Lines that hold the string "this" are to be counted; give only their number.
[Start Dataset content]
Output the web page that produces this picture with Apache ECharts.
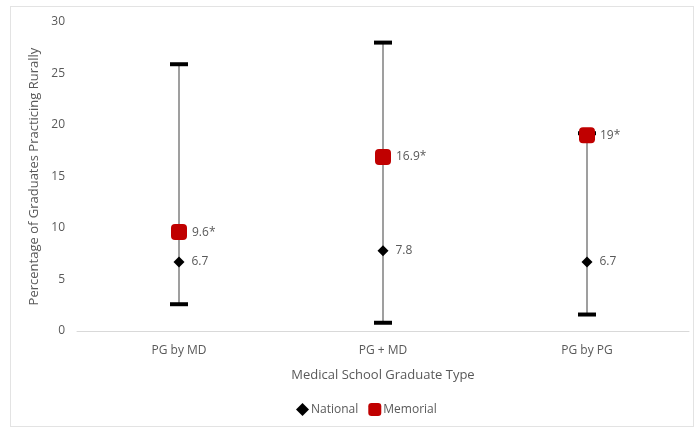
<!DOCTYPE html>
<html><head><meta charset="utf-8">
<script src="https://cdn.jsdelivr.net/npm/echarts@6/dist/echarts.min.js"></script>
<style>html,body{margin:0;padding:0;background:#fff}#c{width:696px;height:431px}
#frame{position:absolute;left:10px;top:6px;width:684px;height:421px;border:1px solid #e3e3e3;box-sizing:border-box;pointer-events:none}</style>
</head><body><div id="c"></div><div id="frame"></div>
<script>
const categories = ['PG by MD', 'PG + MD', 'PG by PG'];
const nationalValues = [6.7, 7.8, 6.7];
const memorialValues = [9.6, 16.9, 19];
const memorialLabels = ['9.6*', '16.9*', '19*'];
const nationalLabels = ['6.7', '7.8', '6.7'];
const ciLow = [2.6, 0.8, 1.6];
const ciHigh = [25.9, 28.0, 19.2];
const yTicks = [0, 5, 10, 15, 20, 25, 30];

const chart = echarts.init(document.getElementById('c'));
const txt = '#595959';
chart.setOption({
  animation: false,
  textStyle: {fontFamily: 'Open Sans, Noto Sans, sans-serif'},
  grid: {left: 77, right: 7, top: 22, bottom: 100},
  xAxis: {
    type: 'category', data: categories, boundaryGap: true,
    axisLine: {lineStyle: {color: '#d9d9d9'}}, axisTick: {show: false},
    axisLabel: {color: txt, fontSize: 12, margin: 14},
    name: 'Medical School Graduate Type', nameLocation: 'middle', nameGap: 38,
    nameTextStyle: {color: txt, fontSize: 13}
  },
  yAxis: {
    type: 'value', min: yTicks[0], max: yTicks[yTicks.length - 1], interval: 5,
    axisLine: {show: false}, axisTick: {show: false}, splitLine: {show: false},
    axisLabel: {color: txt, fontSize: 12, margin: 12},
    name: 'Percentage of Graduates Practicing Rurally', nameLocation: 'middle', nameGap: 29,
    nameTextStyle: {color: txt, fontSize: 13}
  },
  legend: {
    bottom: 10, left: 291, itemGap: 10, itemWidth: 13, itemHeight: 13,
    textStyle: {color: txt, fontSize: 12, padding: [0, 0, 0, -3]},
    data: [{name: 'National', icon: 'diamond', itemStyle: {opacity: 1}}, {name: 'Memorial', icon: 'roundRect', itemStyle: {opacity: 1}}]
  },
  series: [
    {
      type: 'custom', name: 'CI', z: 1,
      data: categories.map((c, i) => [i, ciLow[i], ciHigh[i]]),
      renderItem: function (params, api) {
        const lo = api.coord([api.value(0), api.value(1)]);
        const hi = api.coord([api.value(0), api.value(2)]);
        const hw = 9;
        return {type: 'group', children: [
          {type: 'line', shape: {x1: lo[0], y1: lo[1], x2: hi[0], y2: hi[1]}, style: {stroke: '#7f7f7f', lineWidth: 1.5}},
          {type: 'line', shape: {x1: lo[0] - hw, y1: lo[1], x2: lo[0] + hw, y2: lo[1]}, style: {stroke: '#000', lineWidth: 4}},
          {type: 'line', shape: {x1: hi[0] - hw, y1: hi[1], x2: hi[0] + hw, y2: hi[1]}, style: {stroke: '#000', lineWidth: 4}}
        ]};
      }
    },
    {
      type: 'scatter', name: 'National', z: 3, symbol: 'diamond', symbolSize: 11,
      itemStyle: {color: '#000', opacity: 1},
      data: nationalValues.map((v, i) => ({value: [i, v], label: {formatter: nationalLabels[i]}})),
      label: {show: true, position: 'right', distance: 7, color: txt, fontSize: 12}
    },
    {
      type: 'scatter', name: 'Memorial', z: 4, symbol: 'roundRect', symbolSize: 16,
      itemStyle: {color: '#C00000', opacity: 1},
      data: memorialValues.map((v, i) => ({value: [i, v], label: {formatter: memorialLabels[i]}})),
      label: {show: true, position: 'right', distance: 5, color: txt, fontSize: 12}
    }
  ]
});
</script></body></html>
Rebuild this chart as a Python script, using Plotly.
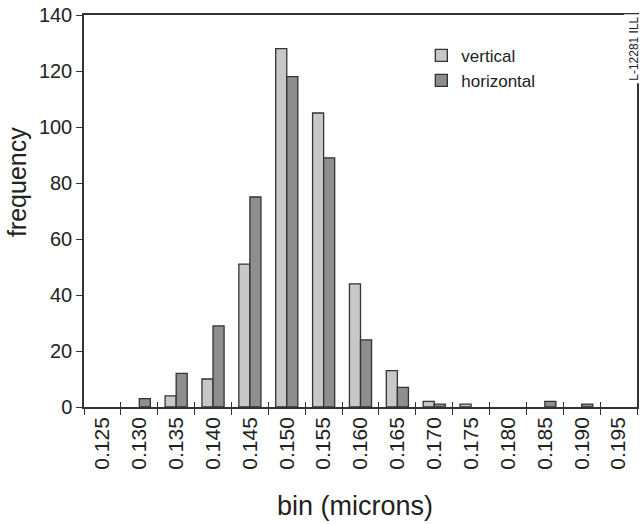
[End Dataset content]
Worked answer:
2